All of this made me think about what will happen to the house and all the memories of the family after my grandmother’s death.

I thought that showing the importance of the person in the portrait that was hidden could maybe help preserve the memory of her and the house she built. As the portrait of my great-grandmother was hidden for so long, most of my relatives don’t know anything about it.

HN: What kind of message or experience do you want to deliver to the audience through the story?

Margarida Madeira: I think this film could have a lot of layers and I don’t have an order of interpretation for them. I wanted to talk about some ideas and give the audience the freedom to think about them as they want.

So, for example, with this film, I want to think about the importance of memories and the history of the family in our well-being. Even though we are in different branches, far from each other, there is always a root that connects us.

I also want that the audience would think about the changes in the female role throughout history. In the end of the 19th century, in Portugal, there was a short period of time when having a mustache and beard was considered a sign of power, strength and sensuality and was therefore much appreciated. Women accepted these features and wanted them to appear on the portraits done for posterity. This was the same gap of time when women had a little bit more freedom: they were not just some property of father and then husband. But this period was brief and the female condition changed again. After the Portuguese law was updated in 1867, women were again completely dependent on men. This submission was reflected on their pictures: pale women seated by their husbands or parents and without facial hair.

I also would like to reflect on the changes that can occur in one person during life. It was my grandmother who hid the picture in the first place mainly because she considered it ugly. For her, this was more important than the fact that it was that woman who built the house where she is living.

She always liked to tell her friends that she has a granddaughter that is a filmmaker and I like to think that it was for this reason that a few years ago, when she was 90, she picked the picture of my great-grandmother from the drawer and gave it to me. In the end, somehow, I think that she understood how important this picture is and, even if she doesn’t want it again hanging on the wall, at least she knows that it cannot be hidden anymore.

HN: Could you please let us know the most important characteristic of the visual design of the characters and universe for the story, and why?

Margarida Madeira: The picture of my great-grandmother is the object that triggered this whole project and, at the same time, is the link between fiction and reality.

On one hand, it is the portrait of a real woman that represents a very specific time in history: the early years of photography in Portugal that matched with the moment when women had much more power, two centuries ago.

Contrarily, it is the only object, along with the house that she had built, that has been handed down several generations until today, and that helps keep alive the memory of her. That is why it is a stimulus to the imagination. That explains the two visual solutions: stop-motion with wool puppets and 2D animation.

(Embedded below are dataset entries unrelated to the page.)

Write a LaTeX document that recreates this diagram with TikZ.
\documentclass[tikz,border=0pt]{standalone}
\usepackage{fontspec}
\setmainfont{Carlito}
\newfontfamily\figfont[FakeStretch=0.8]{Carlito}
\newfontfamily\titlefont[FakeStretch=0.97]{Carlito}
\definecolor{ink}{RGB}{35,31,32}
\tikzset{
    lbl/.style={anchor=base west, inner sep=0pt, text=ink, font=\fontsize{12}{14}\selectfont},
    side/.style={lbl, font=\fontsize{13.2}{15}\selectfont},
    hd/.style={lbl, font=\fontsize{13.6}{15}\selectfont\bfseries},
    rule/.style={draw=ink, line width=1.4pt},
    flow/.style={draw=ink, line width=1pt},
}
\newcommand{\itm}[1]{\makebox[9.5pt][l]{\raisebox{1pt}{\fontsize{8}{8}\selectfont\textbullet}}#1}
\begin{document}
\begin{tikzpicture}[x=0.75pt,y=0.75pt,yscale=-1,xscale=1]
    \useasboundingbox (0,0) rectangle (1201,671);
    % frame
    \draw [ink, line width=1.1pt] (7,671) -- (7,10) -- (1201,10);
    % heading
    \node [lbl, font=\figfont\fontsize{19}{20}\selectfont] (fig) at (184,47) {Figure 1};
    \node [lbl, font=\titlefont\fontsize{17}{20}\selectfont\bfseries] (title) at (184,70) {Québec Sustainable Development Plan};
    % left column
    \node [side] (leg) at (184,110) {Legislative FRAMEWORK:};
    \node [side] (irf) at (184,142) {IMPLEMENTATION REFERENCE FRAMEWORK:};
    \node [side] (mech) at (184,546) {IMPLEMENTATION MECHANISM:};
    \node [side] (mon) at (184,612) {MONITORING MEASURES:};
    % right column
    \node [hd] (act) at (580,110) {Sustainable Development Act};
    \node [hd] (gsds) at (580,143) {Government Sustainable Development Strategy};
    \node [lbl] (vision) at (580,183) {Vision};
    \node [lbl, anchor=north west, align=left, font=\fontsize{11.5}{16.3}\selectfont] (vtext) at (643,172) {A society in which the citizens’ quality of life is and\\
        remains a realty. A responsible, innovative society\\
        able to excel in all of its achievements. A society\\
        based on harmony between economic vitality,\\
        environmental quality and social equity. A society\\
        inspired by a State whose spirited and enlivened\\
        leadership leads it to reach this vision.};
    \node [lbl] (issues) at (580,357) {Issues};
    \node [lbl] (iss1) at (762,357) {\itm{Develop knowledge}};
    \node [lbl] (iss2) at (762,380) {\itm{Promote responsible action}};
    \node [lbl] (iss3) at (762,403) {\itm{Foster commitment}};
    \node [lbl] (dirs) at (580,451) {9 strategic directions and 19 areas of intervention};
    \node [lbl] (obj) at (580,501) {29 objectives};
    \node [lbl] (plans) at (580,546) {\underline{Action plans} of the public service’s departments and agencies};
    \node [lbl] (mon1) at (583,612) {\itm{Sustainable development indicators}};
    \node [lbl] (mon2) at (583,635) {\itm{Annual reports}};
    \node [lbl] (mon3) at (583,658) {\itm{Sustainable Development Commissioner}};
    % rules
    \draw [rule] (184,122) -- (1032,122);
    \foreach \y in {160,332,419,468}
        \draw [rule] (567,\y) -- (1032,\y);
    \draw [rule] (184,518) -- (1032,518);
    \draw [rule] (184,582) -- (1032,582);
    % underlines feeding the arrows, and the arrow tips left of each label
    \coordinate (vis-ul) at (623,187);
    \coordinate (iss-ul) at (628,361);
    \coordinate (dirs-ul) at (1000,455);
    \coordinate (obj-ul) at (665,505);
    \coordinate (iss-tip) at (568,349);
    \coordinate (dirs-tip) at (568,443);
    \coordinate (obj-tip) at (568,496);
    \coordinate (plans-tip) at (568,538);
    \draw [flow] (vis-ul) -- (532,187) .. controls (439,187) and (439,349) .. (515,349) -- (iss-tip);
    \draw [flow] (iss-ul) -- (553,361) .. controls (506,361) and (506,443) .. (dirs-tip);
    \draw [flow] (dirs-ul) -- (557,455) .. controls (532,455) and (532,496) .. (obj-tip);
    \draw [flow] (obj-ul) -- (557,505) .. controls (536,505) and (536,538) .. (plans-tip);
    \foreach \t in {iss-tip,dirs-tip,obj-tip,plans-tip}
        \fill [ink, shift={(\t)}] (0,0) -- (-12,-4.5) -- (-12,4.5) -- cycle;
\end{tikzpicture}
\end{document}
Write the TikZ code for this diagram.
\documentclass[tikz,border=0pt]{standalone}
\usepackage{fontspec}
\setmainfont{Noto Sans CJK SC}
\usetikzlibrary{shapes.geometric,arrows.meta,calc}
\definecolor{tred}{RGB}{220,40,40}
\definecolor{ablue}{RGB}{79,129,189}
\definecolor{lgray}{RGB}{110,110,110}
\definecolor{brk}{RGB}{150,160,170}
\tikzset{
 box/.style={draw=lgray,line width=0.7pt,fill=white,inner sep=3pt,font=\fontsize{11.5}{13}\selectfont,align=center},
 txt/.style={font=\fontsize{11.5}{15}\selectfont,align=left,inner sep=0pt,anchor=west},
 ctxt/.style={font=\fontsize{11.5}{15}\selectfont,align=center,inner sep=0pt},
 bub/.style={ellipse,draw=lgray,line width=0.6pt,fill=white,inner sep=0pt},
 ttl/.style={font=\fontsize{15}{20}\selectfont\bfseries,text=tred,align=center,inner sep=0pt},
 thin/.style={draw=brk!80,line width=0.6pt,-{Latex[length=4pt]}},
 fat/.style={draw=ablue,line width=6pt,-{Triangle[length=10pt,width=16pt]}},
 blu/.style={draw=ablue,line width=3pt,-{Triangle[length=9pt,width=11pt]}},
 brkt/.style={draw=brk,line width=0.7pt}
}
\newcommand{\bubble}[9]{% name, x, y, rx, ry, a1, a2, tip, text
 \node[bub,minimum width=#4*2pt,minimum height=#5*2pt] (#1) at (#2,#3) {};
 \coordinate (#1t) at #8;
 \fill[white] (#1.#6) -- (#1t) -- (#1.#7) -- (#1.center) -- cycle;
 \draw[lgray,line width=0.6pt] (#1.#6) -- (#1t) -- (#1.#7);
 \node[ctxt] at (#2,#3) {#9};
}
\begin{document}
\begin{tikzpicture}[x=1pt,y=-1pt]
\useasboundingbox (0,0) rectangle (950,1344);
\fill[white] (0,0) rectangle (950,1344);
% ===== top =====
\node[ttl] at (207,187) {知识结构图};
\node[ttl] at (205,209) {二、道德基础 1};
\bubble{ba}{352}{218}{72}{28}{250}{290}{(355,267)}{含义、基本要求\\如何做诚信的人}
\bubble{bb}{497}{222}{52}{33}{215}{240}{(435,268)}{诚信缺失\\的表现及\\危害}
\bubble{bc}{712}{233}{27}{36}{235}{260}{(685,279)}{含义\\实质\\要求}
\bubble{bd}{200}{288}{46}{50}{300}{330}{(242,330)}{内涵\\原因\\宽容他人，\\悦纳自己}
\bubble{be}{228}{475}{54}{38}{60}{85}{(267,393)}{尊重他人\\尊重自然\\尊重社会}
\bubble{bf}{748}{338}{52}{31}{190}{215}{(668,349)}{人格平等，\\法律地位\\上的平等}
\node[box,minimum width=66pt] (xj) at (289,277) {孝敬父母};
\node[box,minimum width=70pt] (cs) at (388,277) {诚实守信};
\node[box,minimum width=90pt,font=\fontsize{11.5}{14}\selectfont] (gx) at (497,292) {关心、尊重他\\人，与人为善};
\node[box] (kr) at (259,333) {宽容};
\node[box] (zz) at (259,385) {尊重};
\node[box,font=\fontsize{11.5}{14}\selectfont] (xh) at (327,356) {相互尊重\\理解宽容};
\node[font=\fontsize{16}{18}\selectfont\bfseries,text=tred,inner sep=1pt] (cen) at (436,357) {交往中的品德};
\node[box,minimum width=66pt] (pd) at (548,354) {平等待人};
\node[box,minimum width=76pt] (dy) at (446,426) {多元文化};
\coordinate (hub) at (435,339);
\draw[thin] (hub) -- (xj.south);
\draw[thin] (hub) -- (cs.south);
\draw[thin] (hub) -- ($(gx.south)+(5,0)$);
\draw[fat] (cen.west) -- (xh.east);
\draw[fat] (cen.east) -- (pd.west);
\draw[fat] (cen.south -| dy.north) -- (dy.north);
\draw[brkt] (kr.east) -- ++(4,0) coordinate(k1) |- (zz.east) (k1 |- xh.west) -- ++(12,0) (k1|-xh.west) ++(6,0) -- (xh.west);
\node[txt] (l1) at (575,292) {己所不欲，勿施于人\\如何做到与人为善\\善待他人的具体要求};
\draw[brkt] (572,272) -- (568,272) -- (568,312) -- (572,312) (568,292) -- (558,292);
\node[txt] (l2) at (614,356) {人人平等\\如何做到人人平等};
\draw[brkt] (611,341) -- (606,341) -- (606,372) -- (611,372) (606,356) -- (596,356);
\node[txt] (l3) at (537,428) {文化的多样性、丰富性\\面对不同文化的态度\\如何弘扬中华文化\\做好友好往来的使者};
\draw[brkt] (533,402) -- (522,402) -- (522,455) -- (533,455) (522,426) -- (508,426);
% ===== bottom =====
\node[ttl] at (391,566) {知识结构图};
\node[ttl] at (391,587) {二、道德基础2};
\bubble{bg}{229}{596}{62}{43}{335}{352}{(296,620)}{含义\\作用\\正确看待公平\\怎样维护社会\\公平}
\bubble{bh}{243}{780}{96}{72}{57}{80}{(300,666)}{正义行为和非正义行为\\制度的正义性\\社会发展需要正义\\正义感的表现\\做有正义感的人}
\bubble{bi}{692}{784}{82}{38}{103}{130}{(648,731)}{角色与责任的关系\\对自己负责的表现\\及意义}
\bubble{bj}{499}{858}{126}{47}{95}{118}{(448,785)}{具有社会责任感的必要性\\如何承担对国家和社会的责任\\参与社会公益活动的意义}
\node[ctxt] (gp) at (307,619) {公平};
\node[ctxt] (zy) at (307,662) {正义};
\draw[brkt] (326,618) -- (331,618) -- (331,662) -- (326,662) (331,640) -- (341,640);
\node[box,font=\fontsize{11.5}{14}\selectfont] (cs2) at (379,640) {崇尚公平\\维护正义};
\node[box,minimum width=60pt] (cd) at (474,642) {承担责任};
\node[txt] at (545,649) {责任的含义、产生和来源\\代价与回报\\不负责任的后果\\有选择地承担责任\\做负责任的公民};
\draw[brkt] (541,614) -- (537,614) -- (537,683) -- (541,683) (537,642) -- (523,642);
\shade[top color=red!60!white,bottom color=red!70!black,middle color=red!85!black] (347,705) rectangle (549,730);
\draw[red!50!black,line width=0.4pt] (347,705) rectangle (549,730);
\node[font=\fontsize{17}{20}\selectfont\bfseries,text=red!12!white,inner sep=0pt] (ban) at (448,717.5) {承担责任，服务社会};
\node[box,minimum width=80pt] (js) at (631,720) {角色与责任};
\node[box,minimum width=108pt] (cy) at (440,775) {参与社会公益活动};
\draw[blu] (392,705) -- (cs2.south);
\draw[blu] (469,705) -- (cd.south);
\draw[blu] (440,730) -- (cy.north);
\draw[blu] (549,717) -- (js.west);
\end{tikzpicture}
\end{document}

The presence of body hair throughout the whole project led me to the idea of using wool puppets. Its texture and characteristic movements remind me of human hair. I want to use this technique to tell the story of my great-grandmother from the beginning of the film to the moment someone takes her portrait in the film.

From that moment on everything in the film turns into 2D. Using this technique allows me to explore the transformation and metamorphosis of the ideas created by the imaginary process. The events are “stuck” to the plan, as the memories are to the brain and the figures to the pictures.

The facial hair is the element that caught my attention to the portrait in the first place, when I was a child. So, I thought that it was an important element and I had to work with it. I decided that, despite the technique (wool puppets), I want to make as many references to it as I could, not only in the text but also in the visuals.